• **WHAT IS NEEDED**: Restate the lines word for word, from the first line of the records through the line containing "54.4, 57.5, 60.5];". Leave out the pictures and anything after that line.

• **TASK MATERIAL**:
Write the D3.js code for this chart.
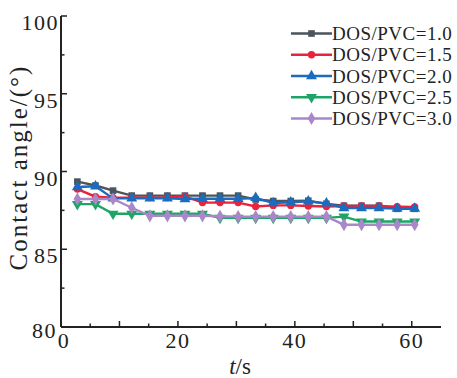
<!DOCTYPE html>
<html>
<head>
<meta charset="utf-8">
<script src="https://cdn.jsdelivr.net/npm/d3@7"></script>
<style>
  body { margin: 0; background: #fff; }
  svg text { font-family: "Liberation Serif", "DejaVu Serif", serif; fill: #222; }
</style>
</head>
<body>
<div id="chart"></div>
<script>
var width = 457;
var height = 378;

// time points (s)
var times = [2.8, 5.9, 8.9, 12.1, 15.2, 18.2, 21.2, 24.2, 27.2, 30.3, 33.3, 36.3, 39.3, 42.3, 45.4, 48.4, 51.4, 54.4, 57.5, 60.5];

// contact angle (deg) per DOS/PVC ratio
var dos10 = [89.35, 89.1, 88.77, 88.45, 88.45, 88.45, 88.45, 88.45, 88.45, 88.45, 88.2, 88.1, 88.1, 88.12, 87.92, 87.8, 87.8, 87.8, 87.6, 87.6];
var dos15 = [88.87, 88.38, 88.32, 88.32, 88.32, 88.32, 88.4, 88.0, 88.0, 88.0, 87.75, 87.82, 87.82, 87.78, 87.75, 87.78, 87.78, 87.78, 87.74, 87.72];
var dos20 = [89.0, 89.05, 88.27, 88.27, 88.27, 88.27, 88.23, 88.25, 88.25, 88.25, 88.3, 87.97, 88.02, 88.08, 87.95, 87.65, 87.65, 87.65, 87.62, 87.62];
var dos25 = [87.9, 87.9, 87.28, 87.28, 87.28, 87.28, 87.28, 87.28, 87.02, 87.02, 87.02, 87.02, 87.02, 87.02, 87.02, 87.1, 86.78, 86.78, 86.78, 86.78];
var dos30 = [88.23, 88.23, 88.23, 87.67, 87.15, 87.15, 87.15, 87.15, 87.12, 87.1, 87.1, 87.1, 87.1, 87.1, 87.1, 86.58, 86.58, 86.58, 86.58, 86.58];

var seriesNames = ["DOS/PVC=1.0", "DOS/PVC=1.5", "DOS/PVC=2.0", "DOS/PVC=2.5", "DOS/PVC=3.0"];
var seriesColors = ["#4b555b", "#e8233c", "#1b6cc0", "#1ea466", "#a987c9"];
var seriesSymbols = [d3.symbolSquare, d3.symbolCircle, d3.symbolTriangle, "down", d3.symbolDiamond];
var seriesValues = [dos10, dos15, dos20, dos25, dos30];

var xTicksMajor = [0, 10, 20, 30, 40, 50, 60];
var xTicksMinor = [5, 15, 25, 35, 45, 55];
var xLabels = [0, 20, 40, 60];
var yTicksMajor = [80, 85, 90, 95, 100];
var yTicksMinor = [82.5, 87.5, 92.5, 97.5];

var x = d3.scaleLinear().domain([0, 65]).range([61, 441]);
var y = d3.scaleLinear().domain([80, 100]).range([327, 16]);

var svg = d3.select("#chart").append("svg")
  .attr("width", width)
  .attr("height", height);

// axes
var axisColor = "#222";
svg.append("line").attr("x1", x(0)).attr("x2", x(65)).attr("y1", y(80)).attr("y2", y(80))
  .attr("stroke", axisColor).attr("stroke-width", 2);
svg.append("line").attr("x1", x(0)).attr("x2", x(0)).attr("y1", y(80)).attr("y2", y(100))
  .attr("stroke", axisColor).attr("stroke-width", 2);

svg.selectAll("line.xmaj").data(xTicksMajor).enter().append("line")
  .attr("x1", d => x(d)).attr("x2", d => x(d))
  .attr("y1", y(80)).attr("y2", y(80) - 6)
  .attr("stroke", axisColor).attr("stroke-width", 1.5);
svg.selectAll("line.xmin").data(xTicksMinor).enter().append("line")
  .attr("x1", d => x(d)).attr("x2", d => x(d))
  .attr("y1", y(80)).attr("y2", y(80) - 3.5)
  .attr("stroke", axisColor).attr("stroke-width", 1.5);
svg.selectAll("line.ymaj").data(yTicksMajor).enter().append("line")
  .attr("x1", x(0)).attr("x2", x(0) + 6)
  .attr("y1", d => y(d)).attr("y2", d => y(d))
  .attr("stroke", axisColor).attr("stroke-width", 1.5);
svg.selectAll("line.ymin").data(yTicksMinor).enter().append("line")
  .attr("x1", x(0)).attr("x2", x(0) + 3.5)
  .attr("y1", d => y(d)).attr("y2", d => y(d))
  .attr("stroke", axisColor).attr("stroke-width", 1.5);

svg.selectAll("text.xl").data(xLabels).enter().append("text")
  .attr("x", d => x(d) + (d === 0 ? 3 : 0)).attr("y", 348)
  .attr("text-anchor", "middle")
  .attr("font-size", 22).attr("letter-spacing", 1.5)
  .text(d => d);
svg.selectAll("text.yl").data(yTicksMajor).enter().append("text")
  .attr("x", d => x(0) - (d === 80 ? 4 : 2)).attr("y", d => y(d) + (d === 80 ? 11 : 14))
  .attr("text-anchor", "end")
  .attr("font-size", 22).attr("letter-spacing", 1.5)
  .text(d => d);

// axis titles
svg.append("text")
  .attr("transform", "translate(27," + ((y(80) + y(100)) / 2 - 4) + ") rotate(-90)")
  .attr("text-anchor", "middle")
  .attr("font-size", 25).attr("letter-spacing", 2)
  .text("Contact angle/(°)");
var xt = svg.append("text")
  .attr("x", 240).attr("y", 374)
  .attr("text-anchor", "middle")
  .attr("font-size", 23);
xt.append("tspan").attr("font-style", "italic").text("t");
xt.append("tspan").text("/s");

function markerPath(sym, size) {
  if (sym === "down") return d3.symbol(d3.symbolTriangle, size)();
  return d3.symbol(sym, size)();
}
function markerTransform(sym, cx, cy) {
  if (sym === "down") return "translate(" + cx + "," + cy + ") rotate(180)";
  return "translate(" + cx + "," + cy + ")";
}
var symSize = [44, 42, 52, 52, 50];

var line = d3.line().x(d => x(d[0])).y(d => y(d[1]));

seriesValues.forEach(function(vals, i) {
  var pts = times.map((t, j) => [t, vals[j]]);
  var g = svg.append("g");
  g.append("path").datum(pts)
    .attr("d", line)
    .attr("fill", "none")
    .attr("stroke", seriesColors[i])
    .attr("stroke-width", 2.4);
  g.selectAll("path.m").data(pts).enter().append("path")
    .attr("d", markerPath(seriesSymbols[i], symSize[i]))
    .attr("transform", d => markerTransform(seriesSymbols[i], x(d[0]), y(d[1])))
    .attr("fill", seriesColors[i]);
});

// legend
var legendY = d3.scaleLinear().domain([0, 4]).range([33.5, 118.5]);
seriesNames.forEach(function(name, i) {
  var ly = legendY(i);
  svg.append("line")
    .attr("x1", 291).attr("x2", 332).attr("y1", ly).attr("y2", ly)
    .attr("stroke", seriesColors[i]).attr("stroke-width", 2.4);
  svg.append("path")
    .attr("d", markerPath(seriesSymbols[i], symSize[i]))
    .attr("transform", markerTransform(seriesSymbols[i], 311.5, ly))
    .attr("fill", seriesColors[i]);
  svg.append("text")
    .attr("x", 332).attr("y", ly + 6.5)
    .attr("font-size", 19).attr("letter-spacing", 0.5)
    .text(name);
});
</script>
</body>
</html>
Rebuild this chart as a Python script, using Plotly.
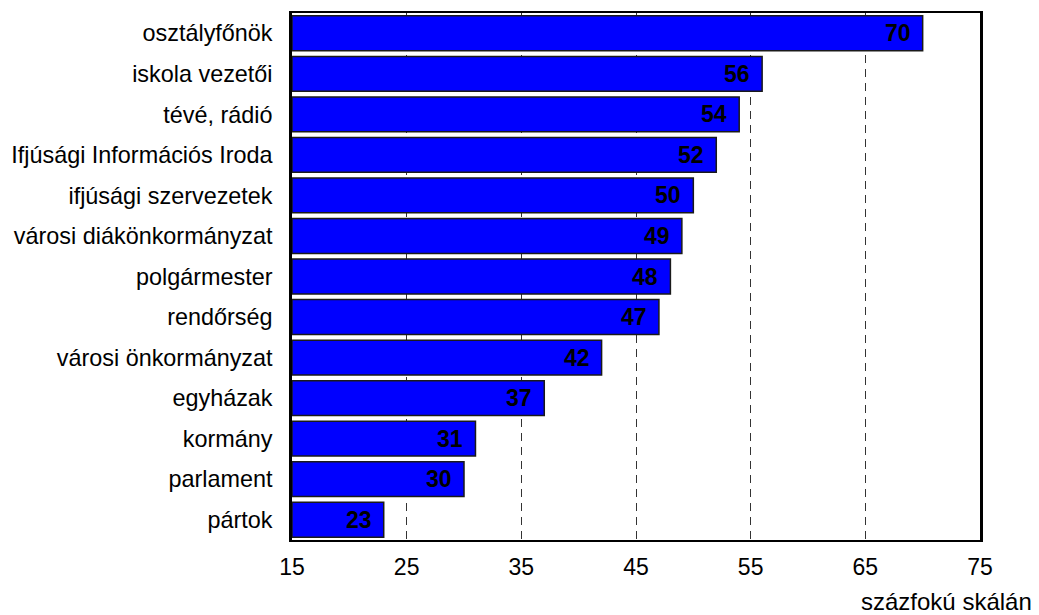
import plotly.graph_objects as go

categories = ["osztályfőnök", "iskola vezetői", "tévé, rádió", "Ifjúsági Információs Iroda",
              "ifjúsági szervezetek", "városi diákönkormányzat", "polgármester", "rendőrség",
              "városi önkormányzat", "egyházak", "kormány", "parlament", "pártok"]
values = [70, 56, 54, 52, 50, 49, 48, 47, 42, 37, 31, 30, 23]
tick_vals = [15, 25, 35, 45, 55, 65, 75]
axis_title = "százfokú skálán"
BASE = 15

FONT = "Arial, Liberation Sans, sans-serif"

fig = go.Figure()
fig.add_trace(go.Bar(
    x=[v - BASE for v in values], y=categories, orientation="h", base=BASE,
    marker=dict(color="#0000FF", line=dict(color="#1a1a1a", width=1.5)),
    width=0.86, hoverinfo="skip",
))

for c, v in zip(categories, values):
    fig.add_annotation(x=v, y=c, xref="x", yref="y", text=f"<b>{v}</b>",
                       showarrow=False, xanchor="right", xshift=-10, yshift=0,
                       font=dict(family=FONT, size=23, color="black"))

fig.add_annotation(x=1.078, y=-0.1474, xref="paper", yref="paper", text=axis_title,
                   showarrow=False, xanchor="right", yanchor="bottom", yshift=1,
                   font=dict(family=FONT, size=24, color="black"))

fig.update_layout(
    width=1039, height=615,
    margin=dict(l=290, r=59, t=11, b=75),
    plot_bgcolor="white", paper_bgcolor="white",
    showlegend=False,
    font=dict(family=FONT, color="black"),
    xaxis=dict(range=[15, 75], tickvals=tick_vals, ticktext=[str(t) for t in tick_vals],
               showgrid=True, gridcolor="#333333", gridwidth=1, griddash="8px,6px",
               zeroline=False, showline=True, linecolor="black", linewidth=1.5, mirror=True,
               ticks="", tickfont=dict(size=23, family=FONT), ticklabelstandoff=6),
    yaxis=dict(categoryorder="array", categoryarray=categories,
               autorange=False, range=[12.5, -0.5], showgrid=False, zeroline=False,
               showline=True, linecolor="black", linewidth=2.5, mirror=True,
               ticks="", tickfont=dict(size=23.4, family=FONT), ticklabelstandoff=12),
)
fig.write_html("out.html", config={"displayModeBar": False},
               post_script="document.body.style.margin='0';document.body.style.overflow='hidden';")
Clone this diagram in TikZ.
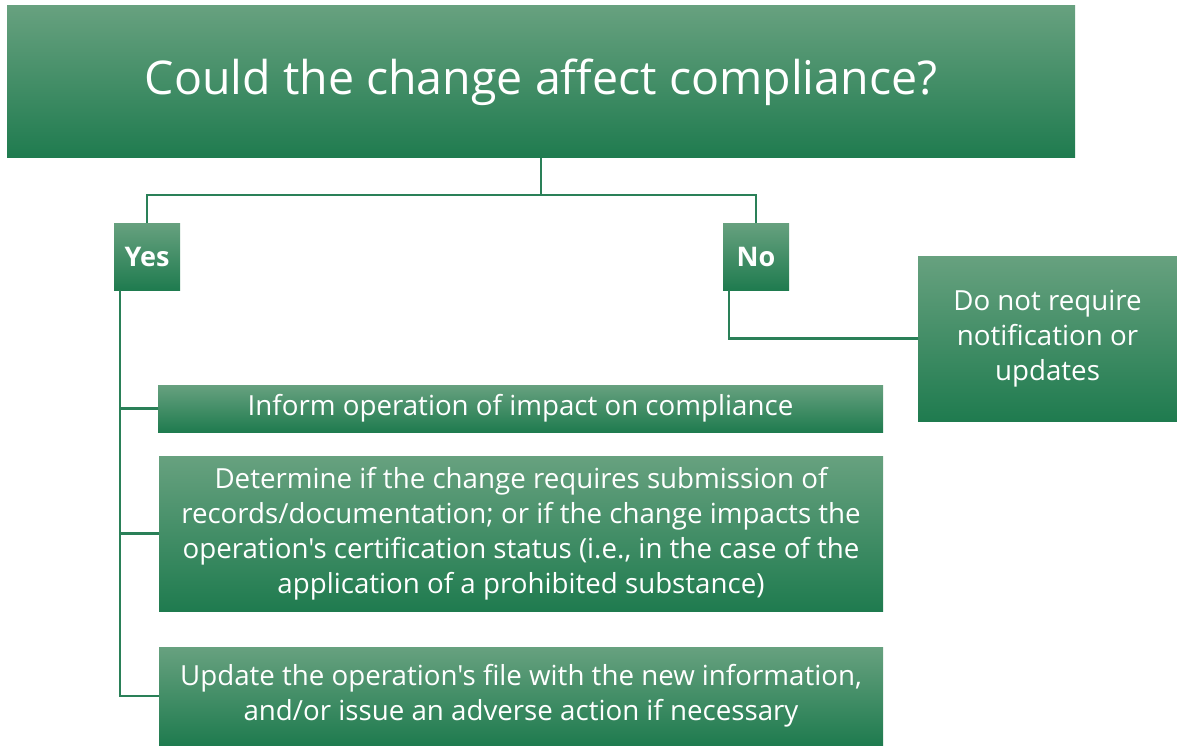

• **FULL SOLUTION**:
Write the D3.js code for this chart.
<!DOCTYPE html>
<html>
<head>
<meta charset="utf-8">
<script src="https://cdn.jsdelivr.net/npm/d3@7"></script>
<style>
  body { margin: 0; background: #fff; }
  svg text { font-family: "Liberation Serif", "DejaVu Serif", serif; fill: #222; }
</style>
</head>
<body>
<div id="chart"></div>
<script>
var width = 457;
var height = 378;

// time points (s)
var times = [2.8, 5.9, 8.9, 12.1, 15.2, 18.2, 21.2, 24.2, 27.2, 30.3, 33.3, 36.3, 39.3, 42.3, 45.4, 48.4, 51.4, 54.4, 57.5, 60.5];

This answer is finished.